§ **Exercise directions**:
Please print exactly the lines below, from the start of the material up to and including the line with "from matplotlib.lines import Line2D", but none of the pictures.

§ **Data extract**:
# # # #
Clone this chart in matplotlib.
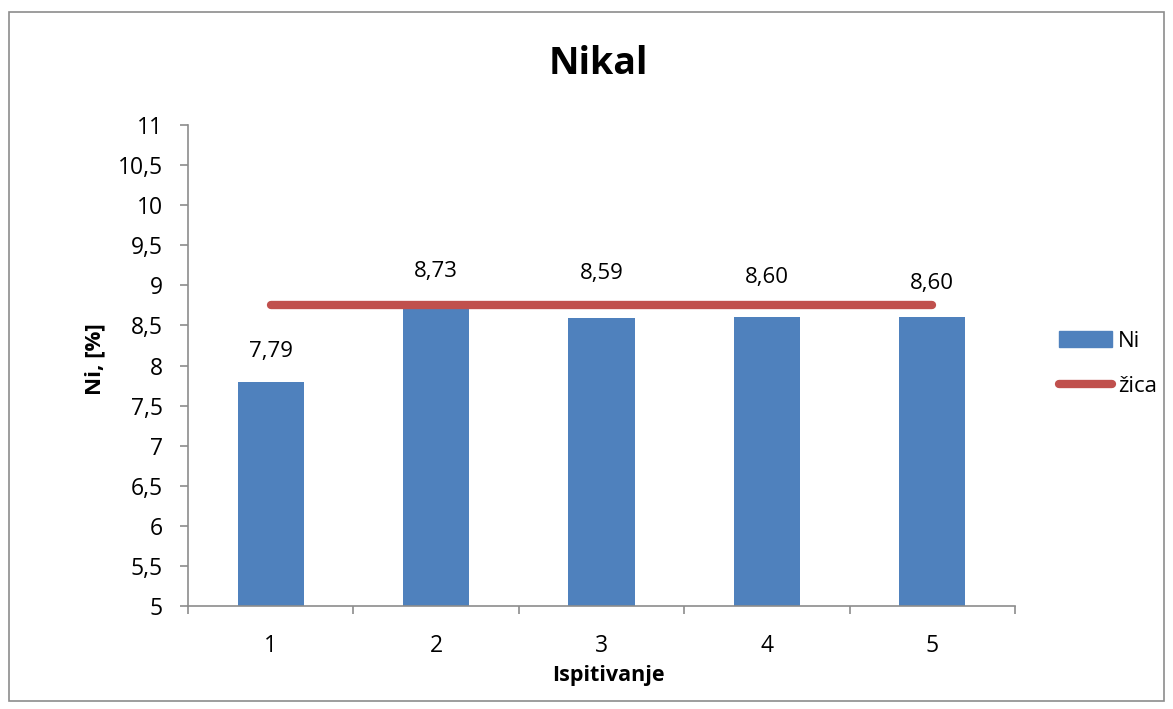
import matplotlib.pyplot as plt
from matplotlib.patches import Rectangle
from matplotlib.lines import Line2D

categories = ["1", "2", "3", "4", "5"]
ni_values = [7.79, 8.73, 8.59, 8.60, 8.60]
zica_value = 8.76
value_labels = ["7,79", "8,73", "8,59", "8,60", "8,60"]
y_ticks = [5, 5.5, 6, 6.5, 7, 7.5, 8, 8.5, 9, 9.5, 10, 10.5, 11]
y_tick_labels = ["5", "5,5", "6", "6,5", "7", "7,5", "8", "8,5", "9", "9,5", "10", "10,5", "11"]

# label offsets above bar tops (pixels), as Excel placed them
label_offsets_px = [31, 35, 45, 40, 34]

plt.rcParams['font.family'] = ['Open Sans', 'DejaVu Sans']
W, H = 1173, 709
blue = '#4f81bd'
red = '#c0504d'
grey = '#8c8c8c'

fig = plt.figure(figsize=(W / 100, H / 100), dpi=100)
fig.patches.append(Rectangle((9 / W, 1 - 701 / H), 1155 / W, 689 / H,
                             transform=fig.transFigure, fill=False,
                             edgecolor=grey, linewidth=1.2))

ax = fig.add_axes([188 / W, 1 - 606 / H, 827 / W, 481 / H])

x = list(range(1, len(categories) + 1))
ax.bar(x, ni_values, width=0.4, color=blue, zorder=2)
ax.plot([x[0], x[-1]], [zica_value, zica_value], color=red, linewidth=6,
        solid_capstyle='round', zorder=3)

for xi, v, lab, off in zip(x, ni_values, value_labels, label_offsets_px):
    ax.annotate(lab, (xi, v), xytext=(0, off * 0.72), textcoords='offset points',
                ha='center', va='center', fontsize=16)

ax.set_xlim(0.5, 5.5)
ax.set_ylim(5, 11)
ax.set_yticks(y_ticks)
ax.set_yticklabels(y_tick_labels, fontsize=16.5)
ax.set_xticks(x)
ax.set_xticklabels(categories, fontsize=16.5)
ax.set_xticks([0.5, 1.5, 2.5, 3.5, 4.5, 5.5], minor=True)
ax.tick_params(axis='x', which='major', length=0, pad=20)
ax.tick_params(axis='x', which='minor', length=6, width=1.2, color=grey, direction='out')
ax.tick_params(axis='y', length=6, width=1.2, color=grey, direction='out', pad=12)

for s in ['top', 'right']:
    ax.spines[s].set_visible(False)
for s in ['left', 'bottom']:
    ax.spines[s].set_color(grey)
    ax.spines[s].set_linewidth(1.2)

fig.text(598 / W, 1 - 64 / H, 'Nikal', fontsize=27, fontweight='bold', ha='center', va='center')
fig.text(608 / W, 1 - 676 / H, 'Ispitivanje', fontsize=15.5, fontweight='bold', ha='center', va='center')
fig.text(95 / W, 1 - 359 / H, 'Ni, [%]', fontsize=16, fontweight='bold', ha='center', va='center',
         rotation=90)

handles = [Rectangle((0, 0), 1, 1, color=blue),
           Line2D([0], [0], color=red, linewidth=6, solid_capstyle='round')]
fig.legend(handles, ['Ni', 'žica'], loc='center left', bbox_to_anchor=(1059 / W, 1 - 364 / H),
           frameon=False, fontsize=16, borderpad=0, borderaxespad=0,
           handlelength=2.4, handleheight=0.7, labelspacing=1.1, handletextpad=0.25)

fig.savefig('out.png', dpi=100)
# # # #
§ **Problem solution**:
Clone this chart in matplotlib.
import matplotlib.pyplot as plt
from matplotlib.patches import Rectangle
from matplotlib.lines import Line2D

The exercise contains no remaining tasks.